Actions & Consequences
Given the government's 96% motion denial rate, most motions will be rejected. However, their strategic value lies in establishing policy alternatives for the 2026 campaign. V's demand to reject the entire reception law (mot. 4076) is the boldest stance — if rejected, it becomes a campaign pledge. MP's housing bloc in CU creates a comprehensive "tenant protection" platform. The Sida motions carry the highest probability of partial acceptance, as three-party convergence creates political cover for committee members to demand accountability improvements.

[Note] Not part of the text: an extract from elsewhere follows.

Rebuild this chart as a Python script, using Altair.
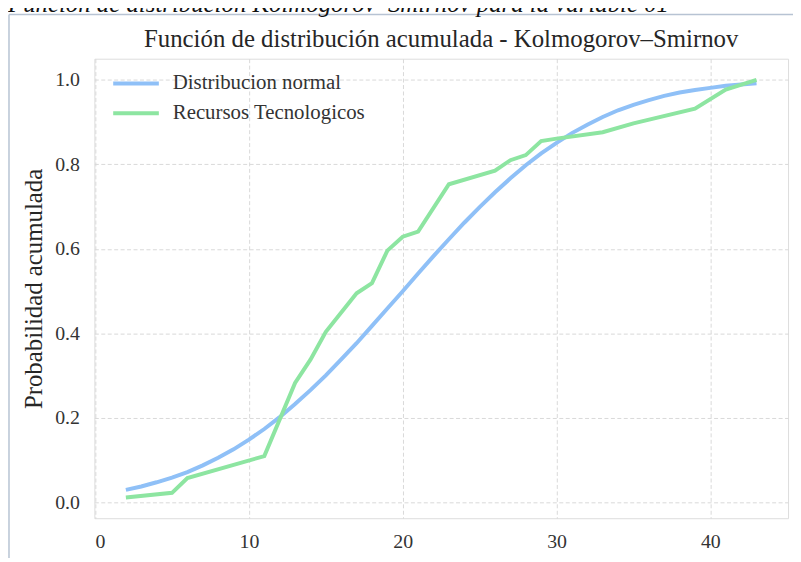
import altair as alt
import pandas as pd

# ---- data ----
normal_x = list(range(2, 44))
normal_y = [0.030, 0.038, 0.048, 0.059, 0.072, 0.088, 0.106, 0.126, 0.149, 0.174,
            0.202, 0.233, 0.266, 0.301, 0.339, 0.377, 0.418, 0.459, 0.500, 0.542,
            0.583, 0.623, 0.662, 0.699, 0.734, 0.767, 0.798, 0.826, 0.851, 0.874,
            0.894, 0.912, 0.928, 0.941, 0.952, 0.962, 0.970, 0.976, 0.981, 0.986,
            0.989, 0.992]

emp_x = [2, 5, 6, 11, 13, 14, 15, 17, 18, 19, 20, 21, 23, 26, 27, 28, 29, 30, 33, 35, 39, 41, 43]
emp_y = [0.012, 0.023, 0.058, 0.110, 0.283, 0.338, 0.404, 0.495, 0.519, 0.596, 0.629,
         0.641, 0.753, 0.785, 0.810, 0.822, 0.855, 0.861, 0.876, 0.897, 0.932, 0.977, 1.0]

series_names = ["Distribucion normal", "Recursos Tecnologicos"]
series_colors = ["#8fc0f7", "#8de5a1"]
x_ticks = [0, 10, 20, 30, 40]
y_ticks = [0.0, 0.2, 0.4, 0.6, 0.8, 1.0]

chart_title = "Función de distribución acumulada - Kolmogorov–Smirnov"
caption = "Función de distribución Kolmogorov–Smirnov para la variable 01"
y_title = "Probabilidad acumulada"

FONT = "Liberation Serif"
W, H = 699, 463

df_norm = pd.DataFrame({"x": normal_x, "y": normal_y, "serie": series_names[0]})
df_emp = pd.DataFrame({"x": emp_x, "y": emp_y, "serie": series_names[1]})

xs = alt.Scale(domain=[-0.05, 45.05], nice=False, zero=False)
ys = alt.Scale(domain=[-0.037, 1.05], nice=False, zero=False)
cs = alt.Scale(domain=series_names, range=series_colors)

legend = alt.Legend(
    orient="none", legendX=30, legendY=13, title=None,
    symbolType="M-2.3,0H2.3", symbolSize=400, symbolStrokeWidth=4,
    labelFont=FONT, labelFontSize=21, labelColor="#333333", labelLimit=0,
    labelOffset=25, rowPadding=8, padding=0,
)

xax = alt.Axis(values=x_ticks, title=None, domain=False, ticks=False, tickSize=0,
               labelFont=FONT, labelFontSize=20, labelColor="#333333", labelPadding=14,
               grid=True, gridDash=[4, 2.5], gridColor="#d9d9d9", gridWidth=1)
yax = alt.Axis(values=y_ticks, format=".1f", title=y_title, domain=False, ticks=False, tickSize=0,
               labelFont=FONT, labelFontSize=20, labelColor="#333333", labelPadding=15,
               titleFont=FONT, titleFontSize=25, titleFontWeight="normal", titleColor="#262626",
               titleAngle=270, titleX=-61, titleY=H / 2, titleBaseline="middle", titleAlign="center",
               grid=True, gridDash=[4, 2.5], gridColor="#d9d9d9", gridWidth=1)

line_norm = alt.Chart(df_norm).mark_line(strokeWidth=4).encode(
    x=alt.X("x:Q", scale=xs, axis=xax),
    y=alt.Y("y:Q", scale=ys, axis=yax),
    color=alt.Color("serie:N", scale=cs, legend=legend),
)
line_emp = alt.Chart(df_emp).mark_line(strokeWidth=4).encode(
    x=alt.X("x:Q", scale=xs),
    y=alt.Y("y:Q", scale=ys),
    color=alt.Color("serie:N", scale=cs, legend=legend),
)

one = pd.DataFrame({"t": [chart_title]})
title_mark = alt.Chart(one).mark_text(
    font=FONT, fontSize=25, color="#262626", align="center", baseline="alphabetic"
).encode(text="t:N", x=alt.value(W / 2), y=alt.value(-12))

cap = pd.DataFrame({"t": [caption]})
cap_mark = alt.Chart(cap).mark_text(
    font=FONT, fontSize=25, fontStyle="italic", color="#111111", align="left", baseline="alphabetic"
).encode(text="t:N", x=alt.value(-87), y=alt.value(-47))

border_df = pd.DataFrame({"k": [1]})
border_v = alt.Chart(border_df).mark_rule(color="#b7c3d3", strokeWidth=1.5).encode(
    x=alt.value(-86), y=alt.value(-44.5), y2=alt.value(H + 40))
border_h = alt.Chart(border_df).mark_rule(color="#b7c3d3", strokeWidth=1.5).encode(
    x=alt.value(-86), x2=alt.value(W + 10), y=alt.value(-44.5))

chart = alt.layer(border_v, border_h, cap_mark, title_mark, line_norm, line_emp).properties(
    width=W, height=H,
    autosize=alt.AutoSizeParams(type="none"),
    padding={"left": 87, "top": 49, "right": 5, "bottom": 40},
).configure_view(stroke="#cccccc", strokeWidth=1.5).configure(
    background="white"
).configure_axis(labelFont=FONT, titleFont=FONT).configure_legend(labelFont=FONT)

chart.save("out.html", embed_options={"renderer": "svg", "actions": False})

Each rejected motion generates a roll-call vote that opposition parties can cite in their 2026 election campaigns.
Critical Assessment
Parliamentary discourse around these motions reflects deepening ideological fault lines in Swedish politics. The immigration debate pits V's rights-based framework against the government's integration-through-obligation approach. Criminal justice motions expose the civil liberties vs. public safety tension that has defined Swedish politics since the gang violence crisis. The Sida debate uniquely bridges this divide — V focuses on migration conditionality, C on management efficiency, and MP on aid effectiveness, demonstrating that foreign aid accountability commands cross-spectrum attention. Education motions (not in this batch but pending in UbU from earlier April 1 filings) will add another dimension when committees begin scheduling.